One community very much in the throes of development is already taking advantage of the trail. The Ocean Atlantic development called Covered Bridge Trails is located behind the homes of Dutch Acres and St. Jude the Apostle Catholic Church. The work being done there was out of sight until the trail started attracting riders and walkers to the area. Now those people have a front-row seat on the action.

A big part of that residential development involves the cleanup of what in the past has been known as the Hudson Pit. Preston Schell of Ocean Atlantic provided some of the environmental history of the site that was part of a permit application report.

“Prior to the late 1950s,” according to the report, “the property was believed to have been a railroad off-loading station for stone. The site was historically utilized as a borrow pit with excavated materials sold as fill material. The excavated portions of the pit were reportedly backfilled with stumps, logs, construction debris, and other inert materials.
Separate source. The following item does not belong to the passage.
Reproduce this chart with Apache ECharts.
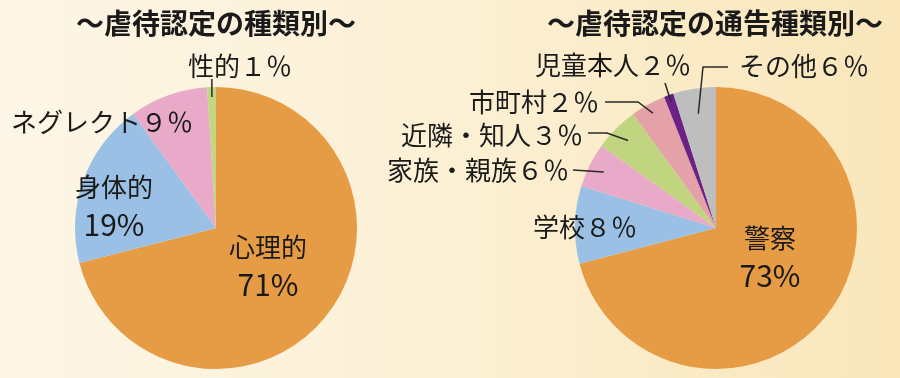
<!DOCTYPE html>
<html>
<head>
<meta charset="utf-8">
<script src="https://cdn.jsdelivr.net/npm/echarts@6/dist/echarts.min.js"></script>
<style>
html,body{margin:0;padding:0;}
#chart{width:900px;height:378px;}
</style>
</head>
<body>
<div id="chart"></div>
<script>
// ---- data ----
var titleLeft = '～虐待認定の種類別～';
var titleRight = '～虐待認定の通告種類別～';

var typeNames = ['心理的', '身体的', 'ネグレクト', '性的'];
var typeShares = [71, 19, 9, 1];
var typeLabels = ['心理的\n{p|71%}', '身体的\n{p|19%}', 'ネグレクト９％', '性的１％'];

var sourceNames = ['警察', '学校', '家族・親族', '近隣・知人', '市町村', '児童本人', 'その他'];
var sourceShares = [71, 8.9, 5.1, 5.1, 4.0, 1.1, 4.9];
var sourceLabels = ['警察\n{p|73%}', '学校８％', '家族・親族６％', '近隣・知人３％', '市町村２％', '児童本人２％', 'その他６％'];

// ---- styling / layout ----
var typeColors = ['#E69C45', '#9AC1E5', '#E8AAC8', '#C3D681'];
var sourceColors = ['#E69C45', '#9AC1E5', '#E8AAC8', '#C1D581', '#E4A1A8', '#6A2286', '#BEBEBE'];
var R = 141;
var leftCenter = [216, 228];
var rightCenter = [716, 228];
var FONT = '"Noto Sans CJK JP", "Noto Sans", sans-serif';
var textColor = '#1a1a1a';

var typeLabelPos = [
  {x: 268, y: 266, align: 'center'},
  {x: 114, y: 206, align: 'center'},
  {x: 102, y: 122, align: 'center'},
  {x: 240, y: 66, align: 'center', guide: [[null, 79]], frac: 0.93}
];
var sourceLabelPos = [
  {x: 770, y: 257, align: 'center'},
  {x: 585, y: 227, align: 'center'},
  {x: 569, y: 170, align: 'right', guide: [[573, 170]], frac: 0.89},
  {x: 583, y: 135, align: 'right', guide: [[607, 133], [588, 133]], frac: 0.88},
  {x: 599, y: 102, align: 'right', guide: [[638, 102], [605, 102]], frac: 0.93},
  {x: 691, y: 65, align: 'right', guide: [[665, 83]], frac: 0.95},
  {x: 739, y: 66, align: 'left', guide: [[703, 67], [728, 67]], frac: 0.82}
];

function slicePoint(center, values, idx, frac) {
  var total = 0, cum = 0;
  for (var i = 0; i < values.length; i++) { total += values[i]; if (i < idx) cum += values[i]; }
  var a = (cum + values[idx] / 2) / total * Math.PI * 2;
  return [center[0] + frac * R * Math.sin(a), center[1] - frac * R * Math.cos(a)];
}

function makeLayout(center, values, posList) {
  return function (params) {
    var p = posList[params.dataIndex];
    var out = {x: p.x, y: p.y, align: p.align, verticalAlign: 'middle'};
    if (p.guide) {
      var sp = slicePoint(center, values, params.dataIndex, p.frac);
      var pts = [sp];
      p.guide.forEach(function (g) { pts.push([g[0] == null ? sp[0] : g[0], g[1]]); });
      if (pts.length === 2) pts.splice(1, 0, [(pts[0][0] + pts[1][0]) / 2, (pts[0][1] + pts[1][1]) / 2]);
      out.labelLinePoints = pts;
    }
    return out;
  };
}

function buildData(names, shares, labels, colors, posList, overlay) {
  return names.map(function (n, i) {
    var d = {name: n, value: shares[i]};
    if (overlay) {
      d.itemStyle = {color: 'rgba(0,0,0,0)'};
      d.label = {formatter: labels[i]};
      d.labelLine = {show: !!posList[i].guide};
    } else {
      d.itemStyle = {color: colors[i]};
    }
    return d;
  });
}

var labelStyle = {
  show: true,
  position: 'outside',
  color: textColor,
  fontFamily: FONT,
  fontSize: 26,
  lineHeight: 37,
  rich: {
    p: {fontFamily: FONT, fontSize: 30, lineHeight: 37, color: textColor}
  }
};
var lineStyle = {show: true, showAbove: true, length: 10, length2: 10, lineStyle: {color: '#2a2a2a', width: 1.5, opacity: 1}};

function baseSeries(center, names, shares, colors, posList) {
  return {
    type: 'pie', radius: R, center: center, startAngle: 90, clockwise: true, z: 2,
    silent: true, itemStyle: {borderWidth: 0},
    label: {show: false}, labelLine: {show: false},
    emphasis: {disabled: true},
    data: buildData(names, shares, null, colors, posList, false)
  };
}
function labelSeries(center, names, shares, labels, posList) {
  return {
    type: 'pie', radius: R, center: center, startAngle: 90, clockwise: true, z: 5,
    silent: true, avoidLabelOverlap: false, itemStyle: {borderWidth: 0},
    label: labelStyle, labelLine: lineStyle,
    labelLayout: makeLayout(center, shares, posList),
    emphasis: {disabled: true},
    data: buildData(names, shares, labels, null, posList, true)
  };
}

var chart = echarts.init(document.getElementById('chart'), null, {renderer: 'canvas'});
chart.setOption({
  animation: false,
  backgroundColor: {
    type: 'linear', x: 0, y: 0, x2: 1, y2: 0,
    colorStops: [{offset: 0, color: '#FDF6E7'}, {offset: 0.5, color: '#FCF0D4'}, {offset: 1, color: '#F9E6BA'}]
  },
  title: [
    {text: titleLeft, left: 211, top: 4, textAlign: 'center',
     textStyle: {fontFamily: FONT, fontSize: 28, fontWeight: 'bold', color: '#1a1a1a'}},
    {text: titleRight, left: 710, top: 4, textAlign: 'center',
     textStyle: {fontFamily: FONT, fontSize: 28, fontWeight: 'bold', color: '#1a1a1a'}}
  ],
  series: [
    baseSeries(leftCenter, typeNames, typeShares, typeColors, typeLabelPos),
    baseSeries(rightCenter, sourceNames, sourceShares, sourceColors, sourceLabelPos),
    labelSeries(leftCenter, typeNames, typeShares, typeLabels, typeLabelPos),
    labelSeries(rightCenter, sourceNames, sourceShares, sourceLabels, sourceLabelPos)
  ]
});
</script>
</body>
</html>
DNREC authorized disposal of oil sands generated from beach cleanups of area beaches between November 14, 1977 and December 10, 1977 on the Hudson Pit Site.”
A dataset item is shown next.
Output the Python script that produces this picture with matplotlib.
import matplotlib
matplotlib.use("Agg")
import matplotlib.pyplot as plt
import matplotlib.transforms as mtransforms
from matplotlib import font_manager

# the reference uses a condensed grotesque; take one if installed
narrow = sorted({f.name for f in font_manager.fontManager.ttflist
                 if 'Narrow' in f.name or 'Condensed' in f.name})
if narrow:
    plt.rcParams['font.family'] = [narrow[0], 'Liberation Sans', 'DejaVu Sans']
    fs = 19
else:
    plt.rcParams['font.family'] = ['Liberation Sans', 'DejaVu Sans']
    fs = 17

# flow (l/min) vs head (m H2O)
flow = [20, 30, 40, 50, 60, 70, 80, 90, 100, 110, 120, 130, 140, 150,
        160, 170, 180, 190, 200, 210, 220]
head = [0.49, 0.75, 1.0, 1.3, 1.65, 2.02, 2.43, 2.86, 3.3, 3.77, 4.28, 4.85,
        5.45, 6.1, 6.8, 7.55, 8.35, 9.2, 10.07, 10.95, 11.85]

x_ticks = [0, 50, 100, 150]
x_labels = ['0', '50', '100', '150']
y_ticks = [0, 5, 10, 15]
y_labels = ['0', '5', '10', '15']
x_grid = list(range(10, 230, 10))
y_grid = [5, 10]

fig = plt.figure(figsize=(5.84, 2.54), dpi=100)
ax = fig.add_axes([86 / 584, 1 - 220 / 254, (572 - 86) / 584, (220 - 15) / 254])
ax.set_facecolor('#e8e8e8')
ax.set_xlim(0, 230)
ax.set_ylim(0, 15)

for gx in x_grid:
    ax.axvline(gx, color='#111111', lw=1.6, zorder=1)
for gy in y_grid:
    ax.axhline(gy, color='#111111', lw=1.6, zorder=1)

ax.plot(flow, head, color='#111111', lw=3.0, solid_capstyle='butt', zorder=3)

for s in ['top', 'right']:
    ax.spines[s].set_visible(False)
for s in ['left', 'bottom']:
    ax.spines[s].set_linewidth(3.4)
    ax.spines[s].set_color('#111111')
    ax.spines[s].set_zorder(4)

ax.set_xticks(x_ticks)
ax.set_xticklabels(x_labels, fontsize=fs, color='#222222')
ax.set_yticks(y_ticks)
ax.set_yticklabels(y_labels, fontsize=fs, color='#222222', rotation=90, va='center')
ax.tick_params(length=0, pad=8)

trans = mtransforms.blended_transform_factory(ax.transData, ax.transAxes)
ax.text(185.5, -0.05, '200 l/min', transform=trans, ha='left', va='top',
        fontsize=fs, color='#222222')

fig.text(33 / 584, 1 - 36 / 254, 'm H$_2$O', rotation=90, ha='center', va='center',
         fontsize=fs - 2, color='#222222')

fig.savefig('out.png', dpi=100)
I can remember a beach cleanup from about that time that involved oil that came ashore, perhaps from a vessel cleaning its bilges not far off the coast. Sandy tar balls resulted from that mess. They may have been what was moved to the Hudson Pit.

When Schell made his pitch for development of the site, cleaning up a polluted site was part of his reasoning. “We’ve cleaned up two small contaminated sites that were identified,” said Schell.
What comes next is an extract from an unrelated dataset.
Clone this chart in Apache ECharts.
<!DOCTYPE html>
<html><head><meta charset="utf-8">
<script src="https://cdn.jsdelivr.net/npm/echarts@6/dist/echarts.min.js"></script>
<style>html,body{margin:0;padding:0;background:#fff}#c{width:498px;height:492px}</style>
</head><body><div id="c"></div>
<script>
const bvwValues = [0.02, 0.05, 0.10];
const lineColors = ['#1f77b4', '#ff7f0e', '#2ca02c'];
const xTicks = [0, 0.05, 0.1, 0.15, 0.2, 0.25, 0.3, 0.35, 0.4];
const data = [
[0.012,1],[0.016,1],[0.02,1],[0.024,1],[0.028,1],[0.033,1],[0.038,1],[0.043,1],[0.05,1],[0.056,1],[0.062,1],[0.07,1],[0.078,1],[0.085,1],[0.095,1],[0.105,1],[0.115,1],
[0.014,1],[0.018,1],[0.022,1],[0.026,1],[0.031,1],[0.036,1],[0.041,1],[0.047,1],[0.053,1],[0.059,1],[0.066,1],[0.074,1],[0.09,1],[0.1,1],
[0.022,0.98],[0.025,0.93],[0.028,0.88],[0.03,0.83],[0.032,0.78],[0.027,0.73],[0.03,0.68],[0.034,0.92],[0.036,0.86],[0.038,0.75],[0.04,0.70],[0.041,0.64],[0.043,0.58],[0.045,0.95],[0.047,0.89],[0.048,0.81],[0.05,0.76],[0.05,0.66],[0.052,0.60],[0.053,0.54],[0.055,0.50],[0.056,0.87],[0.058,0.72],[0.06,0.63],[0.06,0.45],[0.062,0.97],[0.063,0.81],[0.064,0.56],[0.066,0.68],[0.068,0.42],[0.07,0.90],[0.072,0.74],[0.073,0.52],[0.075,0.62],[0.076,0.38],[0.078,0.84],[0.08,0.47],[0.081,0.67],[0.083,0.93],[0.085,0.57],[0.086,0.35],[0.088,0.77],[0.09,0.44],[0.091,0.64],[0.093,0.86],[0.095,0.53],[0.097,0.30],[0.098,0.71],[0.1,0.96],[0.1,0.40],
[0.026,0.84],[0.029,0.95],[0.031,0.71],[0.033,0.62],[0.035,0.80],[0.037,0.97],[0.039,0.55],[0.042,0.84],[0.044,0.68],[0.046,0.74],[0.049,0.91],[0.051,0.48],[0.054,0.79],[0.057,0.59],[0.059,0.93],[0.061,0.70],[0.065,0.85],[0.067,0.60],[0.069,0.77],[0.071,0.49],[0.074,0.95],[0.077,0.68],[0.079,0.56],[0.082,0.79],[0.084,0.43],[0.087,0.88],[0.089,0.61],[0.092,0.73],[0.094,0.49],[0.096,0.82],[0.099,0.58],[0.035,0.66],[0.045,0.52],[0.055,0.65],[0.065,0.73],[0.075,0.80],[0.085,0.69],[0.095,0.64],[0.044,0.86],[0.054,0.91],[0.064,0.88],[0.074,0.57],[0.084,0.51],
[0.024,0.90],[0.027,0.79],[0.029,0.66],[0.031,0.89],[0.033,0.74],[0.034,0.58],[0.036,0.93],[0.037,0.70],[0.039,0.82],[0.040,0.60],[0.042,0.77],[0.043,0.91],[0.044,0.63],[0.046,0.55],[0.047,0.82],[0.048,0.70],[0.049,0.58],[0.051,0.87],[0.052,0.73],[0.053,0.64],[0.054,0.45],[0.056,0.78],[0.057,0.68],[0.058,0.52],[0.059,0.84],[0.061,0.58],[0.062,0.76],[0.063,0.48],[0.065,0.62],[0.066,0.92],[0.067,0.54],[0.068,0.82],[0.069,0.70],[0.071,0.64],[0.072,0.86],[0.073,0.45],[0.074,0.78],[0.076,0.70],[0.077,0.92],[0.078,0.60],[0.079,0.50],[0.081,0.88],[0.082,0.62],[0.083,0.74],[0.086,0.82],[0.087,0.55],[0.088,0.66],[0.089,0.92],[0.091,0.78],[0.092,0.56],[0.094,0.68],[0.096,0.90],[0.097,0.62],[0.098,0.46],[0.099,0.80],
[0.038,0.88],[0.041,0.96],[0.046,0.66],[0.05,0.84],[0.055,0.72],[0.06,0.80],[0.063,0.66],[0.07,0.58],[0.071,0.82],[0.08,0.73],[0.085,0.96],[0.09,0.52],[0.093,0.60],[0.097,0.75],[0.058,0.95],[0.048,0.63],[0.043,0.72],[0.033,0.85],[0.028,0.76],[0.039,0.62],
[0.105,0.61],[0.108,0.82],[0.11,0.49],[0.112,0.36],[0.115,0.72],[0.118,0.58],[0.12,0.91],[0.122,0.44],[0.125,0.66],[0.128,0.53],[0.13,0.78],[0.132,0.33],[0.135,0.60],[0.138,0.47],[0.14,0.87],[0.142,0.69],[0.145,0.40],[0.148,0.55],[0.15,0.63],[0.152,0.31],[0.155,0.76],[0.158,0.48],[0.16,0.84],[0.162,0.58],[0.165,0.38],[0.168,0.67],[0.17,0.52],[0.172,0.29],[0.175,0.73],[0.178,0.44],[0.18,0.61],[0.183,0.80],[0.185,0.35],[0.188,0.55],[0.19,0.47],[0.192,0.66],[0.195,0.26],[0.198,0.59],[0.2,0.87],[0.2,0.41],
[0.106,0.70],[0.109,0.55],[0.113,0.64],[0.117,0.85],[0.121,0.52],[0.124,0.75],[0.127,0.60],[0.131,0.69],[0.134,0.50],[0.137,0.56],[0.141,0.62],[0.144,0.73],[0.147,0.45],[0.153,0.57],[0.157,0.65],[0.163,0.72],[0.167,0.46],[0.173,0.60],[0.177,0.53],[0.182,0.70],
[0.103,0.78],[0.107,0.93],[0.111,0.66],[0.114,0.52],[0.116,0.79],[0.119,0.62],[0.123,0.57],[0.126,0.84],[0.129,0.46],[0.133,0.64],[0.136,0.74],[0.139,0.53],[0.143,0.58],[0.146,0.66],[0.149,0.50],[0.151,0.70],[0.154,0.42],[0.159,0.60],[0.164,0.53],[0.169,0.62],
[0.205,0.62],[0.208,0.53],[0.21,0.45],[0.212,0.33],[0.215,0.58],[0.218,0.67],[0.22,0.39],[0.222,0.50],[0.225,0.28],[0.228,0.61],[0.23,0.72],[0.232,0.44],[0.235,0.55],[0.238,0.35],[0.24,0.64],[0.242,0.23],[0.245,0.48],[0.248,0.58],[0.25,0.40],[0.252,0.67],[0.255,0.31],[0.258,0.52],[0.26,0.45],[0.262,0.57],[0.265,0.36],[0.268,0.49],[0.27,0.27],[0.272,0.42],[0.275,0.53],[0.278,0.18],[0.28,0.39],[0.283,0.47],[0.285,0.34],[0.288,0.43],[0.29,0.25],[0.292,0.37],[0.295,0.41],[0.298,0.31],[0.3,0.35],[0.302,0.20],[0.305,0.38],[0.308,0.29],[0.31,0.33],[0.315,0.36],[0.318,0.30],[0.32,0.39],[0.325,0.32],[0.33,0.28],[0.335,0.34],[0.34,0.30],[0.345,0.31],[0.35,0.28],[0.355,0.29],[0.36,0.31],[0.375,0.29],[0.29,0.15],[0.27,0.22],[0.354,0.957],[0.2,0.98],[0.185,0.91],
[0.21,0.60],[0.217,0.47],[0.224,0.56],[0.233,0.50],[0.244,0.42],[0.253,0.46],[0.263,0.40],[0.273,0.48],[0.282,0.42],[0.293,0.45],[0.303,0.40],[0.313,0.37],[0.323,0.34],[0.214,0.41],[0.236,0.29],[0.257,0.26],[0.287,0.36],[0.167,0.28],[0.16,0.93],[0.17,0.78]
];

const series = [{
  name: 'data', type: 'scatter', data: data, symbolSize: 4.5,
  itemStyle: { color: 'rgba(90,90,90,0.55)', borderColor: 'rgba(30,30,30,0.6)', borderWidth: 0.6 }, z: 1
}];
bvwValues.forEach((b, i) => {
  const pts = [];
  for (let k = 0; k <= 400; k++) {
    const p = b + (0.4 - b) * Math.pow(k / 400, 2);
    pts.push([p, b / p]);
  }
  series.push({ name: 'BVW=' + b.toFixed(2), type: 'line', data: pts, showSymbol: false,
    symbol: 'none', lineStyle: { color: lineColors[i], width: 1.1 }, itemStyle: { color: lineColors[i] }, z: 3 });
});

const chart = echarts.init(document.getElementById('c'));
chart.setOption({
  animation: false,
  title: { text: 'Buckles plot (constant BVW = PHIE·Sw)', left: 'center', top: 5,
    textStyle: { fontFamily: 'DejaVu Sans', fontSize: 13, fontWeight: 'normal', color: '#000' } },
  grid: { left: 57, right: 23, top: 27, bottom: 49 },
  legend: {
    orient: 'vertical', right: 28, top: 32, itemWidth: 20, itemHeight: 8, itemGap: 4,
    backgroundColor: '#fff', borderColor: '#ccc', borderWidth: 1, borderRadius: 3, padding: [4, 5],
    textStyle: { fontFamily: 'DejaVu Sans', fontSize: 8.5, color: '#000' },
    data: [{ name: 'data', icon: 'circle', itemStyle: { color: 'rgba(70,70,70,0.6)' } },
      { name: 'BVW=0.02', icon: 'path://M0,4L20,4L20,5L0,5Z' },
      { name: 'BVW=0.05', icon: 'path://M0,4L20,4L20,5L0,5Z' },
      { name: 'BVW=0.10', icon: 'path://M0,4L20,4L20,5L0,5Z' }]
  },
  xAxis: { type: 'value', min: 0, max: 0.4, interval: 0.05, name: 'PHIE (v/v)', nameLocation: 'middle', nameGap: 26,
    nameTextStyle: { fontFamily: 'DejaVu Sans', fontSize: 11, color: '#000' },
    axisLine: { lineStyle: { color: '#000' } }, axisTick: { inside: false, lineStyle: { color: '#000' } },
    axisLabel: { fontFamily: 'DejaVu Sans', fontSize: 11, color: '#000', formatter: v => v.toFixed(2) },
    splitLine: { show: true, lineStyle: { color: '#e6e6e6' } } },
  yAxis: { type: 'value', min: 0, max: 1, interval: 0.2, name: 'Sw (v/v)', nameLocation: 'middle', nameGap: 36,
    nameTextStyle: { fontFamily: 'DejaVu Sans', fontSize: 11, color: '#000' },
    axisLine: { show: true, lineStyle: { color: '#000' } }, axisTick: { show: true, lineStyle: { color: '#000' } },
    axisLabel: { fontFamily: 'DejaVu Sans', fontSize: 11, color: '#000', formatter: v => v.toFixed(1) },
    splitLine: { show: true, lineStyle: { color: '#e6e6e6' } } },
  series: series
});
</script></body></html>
“One involved oily sands and the other showed traces of arsenic. We determined the arsenic site wasn’t even on the land we purchased. It was on adjacent property, but we worked with the property owner and cleaned it up anyway. That completed Phase One of the cleanup which has been done in close concert with state environmental officials.”

He said Phase Two of the cleanup has now started and includes removing piles of old tires, and the stumps, logs and construction debris mentioned in the environmental report.

Schell said there’s a lot of concrete rubble in there as well. “We have contracted for a concrete grinder to come in for that. We will be recycling it for roadwork in the community.”

Throughout the cleanup, Schell said required water testing has been ongoing. “We’ve had to do that even before we could put in our water features. So far there have been no problems.”

He said sitework on the property is costing two times the normal amount because of the cleanup.

The new Lewes-Georgetown Trail has been part of the community plan from the beginning, said Schell. “We see the trail and proximity to Lewes as selling points.” He said residents of Covered Bridge Trails will use a new road that enters through the community from Tulip Drive and through the covered bridge.

Commercial and construction vehicles, he said, are using an easement road that connects the community to Old Orchard Road, parallel to and between the trail and the concrete plant.